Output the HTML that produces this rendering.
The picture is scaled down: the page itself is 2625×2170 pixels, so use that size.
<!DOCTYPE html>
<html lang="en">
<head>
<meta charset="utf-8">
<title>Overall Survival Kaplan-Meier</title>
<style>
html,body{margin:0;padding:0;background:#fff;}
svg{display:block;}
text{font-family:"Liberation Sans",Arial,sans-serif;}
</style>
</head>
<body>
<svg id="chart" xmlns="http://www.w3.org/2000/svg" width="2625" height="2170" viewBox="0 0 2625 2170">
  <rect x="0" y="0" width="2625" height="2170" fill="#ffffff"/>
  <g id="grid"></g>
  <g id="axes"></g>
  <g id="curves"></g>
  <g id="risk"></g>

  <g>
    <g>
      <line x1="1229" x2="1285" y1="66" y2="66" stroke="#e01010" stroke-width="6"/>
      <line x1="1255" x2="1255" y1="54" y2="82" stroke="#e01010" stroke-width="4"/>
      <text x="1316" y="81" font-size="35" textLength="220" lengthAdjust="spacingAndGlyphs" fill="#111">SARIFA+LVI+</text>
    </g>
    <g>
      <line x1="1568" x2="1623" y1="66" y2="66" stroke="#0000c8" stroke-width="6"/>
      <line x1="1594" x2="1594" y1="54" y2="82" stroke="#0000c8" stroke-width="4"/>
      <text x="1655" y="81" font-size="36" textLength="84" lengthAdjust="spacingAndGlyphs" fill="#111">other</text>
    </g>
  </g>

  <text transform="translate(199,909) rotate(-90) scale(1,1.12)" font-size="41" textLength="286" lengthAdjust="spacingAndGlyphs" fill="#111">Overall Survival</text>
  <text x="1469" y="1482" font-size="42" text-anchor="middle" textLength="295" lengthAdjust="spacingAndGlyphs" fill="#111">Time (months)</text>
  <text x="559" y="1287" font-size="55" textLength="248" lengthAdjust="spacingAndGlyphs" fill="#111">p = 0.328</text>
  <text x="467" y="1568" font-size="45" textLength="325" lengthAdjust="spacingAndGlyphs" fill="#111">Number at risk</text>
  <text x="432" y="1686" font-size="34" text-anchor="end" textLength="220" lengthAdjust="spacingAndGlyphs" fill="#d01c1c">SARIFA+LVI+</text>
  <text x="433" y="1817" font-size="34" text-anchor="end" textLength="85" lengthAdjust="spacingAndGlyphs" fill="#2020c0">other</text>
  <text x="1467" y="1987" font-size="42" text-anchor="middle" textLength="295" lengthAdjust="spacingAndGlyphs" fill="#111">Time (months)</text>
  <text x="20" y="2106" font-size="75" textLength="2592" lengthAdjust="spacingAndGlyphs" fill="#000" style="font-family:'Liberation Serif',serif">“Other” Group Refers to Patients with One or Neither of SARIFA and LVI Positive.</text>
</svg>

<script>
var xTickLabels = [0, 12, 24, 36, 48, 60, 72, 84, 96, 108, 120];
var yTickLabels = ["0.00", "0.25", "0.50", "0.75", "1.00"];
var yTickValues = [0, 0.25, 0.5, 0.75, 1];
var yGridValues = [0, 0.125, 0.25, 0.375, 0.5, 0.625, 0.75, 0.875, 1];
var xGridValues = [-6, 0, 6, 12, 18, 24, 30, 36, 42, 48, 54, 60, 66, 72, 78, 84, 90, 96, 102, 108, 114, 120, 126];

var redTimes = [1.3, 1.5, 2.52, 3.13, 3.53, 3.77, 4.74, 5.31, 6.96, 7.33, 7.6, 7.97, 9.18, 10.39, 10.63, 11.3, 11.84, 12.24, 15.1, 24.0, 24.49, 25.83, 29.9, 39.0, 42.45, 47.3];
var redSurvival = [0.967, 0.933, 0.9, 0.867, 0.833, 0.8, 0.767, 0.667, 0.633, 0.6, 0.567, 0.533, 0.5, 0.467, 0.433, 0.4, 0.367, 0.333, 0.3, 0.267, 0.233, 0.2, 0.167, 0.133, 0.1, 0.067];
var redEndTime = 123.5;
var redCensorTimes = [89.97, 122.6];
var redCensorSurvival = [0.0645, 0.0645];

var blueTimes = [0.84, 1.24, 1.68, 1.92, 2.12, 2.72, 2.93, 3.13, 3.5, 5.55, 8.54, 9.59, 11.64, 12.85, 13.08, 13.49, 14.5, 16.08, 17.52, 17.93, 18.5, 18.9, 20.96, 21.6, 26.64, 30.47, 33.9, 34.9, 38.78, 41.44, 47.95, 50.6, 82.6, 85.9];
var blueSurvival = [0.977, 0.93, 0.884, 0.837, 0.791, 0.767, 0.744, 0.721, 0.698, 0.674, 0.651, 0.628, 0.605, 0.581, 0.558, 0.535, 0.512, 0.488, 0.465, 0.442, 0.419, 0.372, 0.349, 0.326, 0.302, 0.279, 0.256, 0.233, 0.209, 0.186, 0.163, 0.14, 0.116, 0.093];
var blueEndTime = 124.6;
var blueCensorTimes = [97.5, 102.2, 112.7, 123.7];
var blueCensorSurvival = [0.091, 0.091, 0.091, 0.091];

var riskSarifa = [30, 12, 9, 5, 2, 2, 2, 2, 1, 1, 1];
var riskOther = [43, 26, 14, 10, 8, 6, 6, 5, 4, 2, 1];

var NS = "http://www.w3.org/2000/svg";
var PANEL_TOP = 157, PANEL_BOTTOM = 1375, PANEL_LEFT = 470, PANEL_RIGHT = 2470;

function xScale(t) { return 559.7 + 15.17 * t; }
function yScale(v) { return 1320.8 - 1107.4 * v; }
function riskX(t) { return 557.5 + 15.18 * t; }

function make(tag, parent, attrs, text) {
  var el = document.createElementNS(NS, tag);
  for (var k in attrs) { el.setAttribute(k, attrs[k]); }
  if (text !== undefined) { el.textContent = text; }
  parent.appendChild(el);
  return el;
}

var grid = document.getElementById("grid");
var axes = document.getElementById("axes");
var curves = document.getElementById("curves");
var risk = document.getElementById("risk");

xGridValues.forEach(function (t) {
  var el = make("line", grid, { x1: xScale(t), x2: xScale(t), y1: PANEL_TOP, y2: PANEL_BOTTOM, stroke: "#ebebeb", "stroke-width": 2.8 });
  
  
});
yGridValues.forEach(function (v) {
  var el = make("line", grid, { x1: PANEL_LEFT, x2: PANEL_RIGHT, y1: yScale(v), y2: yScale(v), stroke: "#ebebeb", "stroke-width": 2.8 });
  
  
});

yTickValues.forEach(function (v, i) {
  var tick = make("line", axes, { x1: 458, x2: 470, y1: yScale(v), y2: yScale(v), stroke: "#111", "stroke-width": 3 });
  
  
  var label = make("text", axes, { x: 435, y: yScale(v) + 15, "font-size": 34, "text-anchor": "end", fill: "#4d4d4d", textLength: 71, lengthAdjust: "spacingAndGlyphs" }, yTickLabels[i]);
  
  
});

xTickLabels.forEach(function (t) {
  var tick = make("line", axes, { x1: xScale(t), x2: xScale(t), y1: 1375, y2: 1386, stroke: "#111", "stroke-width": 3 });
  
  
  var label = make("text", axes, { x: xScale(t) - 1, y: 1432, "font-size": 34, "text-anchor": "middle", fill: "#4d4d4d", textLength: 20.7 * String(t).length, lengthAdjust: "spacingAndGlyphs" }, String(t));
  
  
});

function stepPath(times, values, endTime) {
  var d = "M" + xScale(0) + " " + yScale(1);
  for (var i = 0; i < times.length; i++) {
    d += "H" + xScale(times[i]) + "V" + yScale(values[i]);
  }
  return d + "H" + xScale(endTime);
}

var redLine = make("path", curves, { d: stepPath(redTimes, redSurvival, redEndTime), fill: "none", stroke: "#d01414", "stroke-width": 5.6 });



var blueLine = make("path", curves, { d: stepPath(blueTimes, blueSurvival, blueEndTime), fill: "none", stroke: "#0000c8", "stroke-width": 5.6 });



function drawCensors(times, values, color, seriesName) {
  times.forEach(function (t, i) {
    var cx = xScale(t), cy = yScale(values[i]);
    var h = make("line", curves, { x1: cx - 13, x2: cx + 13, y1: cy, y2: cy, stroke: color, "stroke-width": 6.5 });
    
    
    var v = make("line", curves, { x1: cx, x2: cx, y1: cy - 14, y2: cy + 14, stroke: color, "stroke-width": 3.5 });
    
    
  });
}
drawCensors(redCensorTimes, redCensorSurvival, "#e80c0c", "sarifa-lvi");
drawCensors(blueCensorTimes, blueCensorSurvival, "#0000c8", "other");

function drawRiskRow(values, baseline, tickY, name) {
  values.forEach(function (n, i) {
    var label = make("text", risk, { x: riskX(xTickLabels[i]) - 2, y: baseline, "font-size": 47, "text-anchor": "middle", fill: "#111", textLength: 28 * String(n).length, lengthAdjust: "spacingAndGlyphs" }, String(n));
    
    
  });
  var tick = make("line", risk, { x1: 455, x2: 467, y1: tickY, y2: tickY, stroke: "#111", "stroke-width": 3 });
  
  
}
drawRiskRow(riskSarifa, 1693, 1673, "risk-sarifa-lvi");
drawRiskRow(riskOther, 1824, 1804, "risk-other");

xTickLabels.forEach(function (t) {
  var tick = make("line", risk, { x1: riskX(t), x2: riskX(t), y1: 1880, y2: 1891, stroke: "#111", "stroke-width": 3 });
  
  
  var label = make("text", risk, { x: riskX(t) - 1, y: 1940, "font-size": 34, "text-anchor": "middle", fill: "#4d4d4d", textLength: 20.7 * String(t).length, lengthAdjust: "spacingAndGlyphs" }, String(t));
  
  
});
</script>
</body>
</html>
:::
* Prompt
Copy all lines of the material above where the string "that" occurs.

* Output of the exercise
Output the HTML that produces this rendering.
The picture is scaled down: the page itself is 2625×2170 pixels, so use that size.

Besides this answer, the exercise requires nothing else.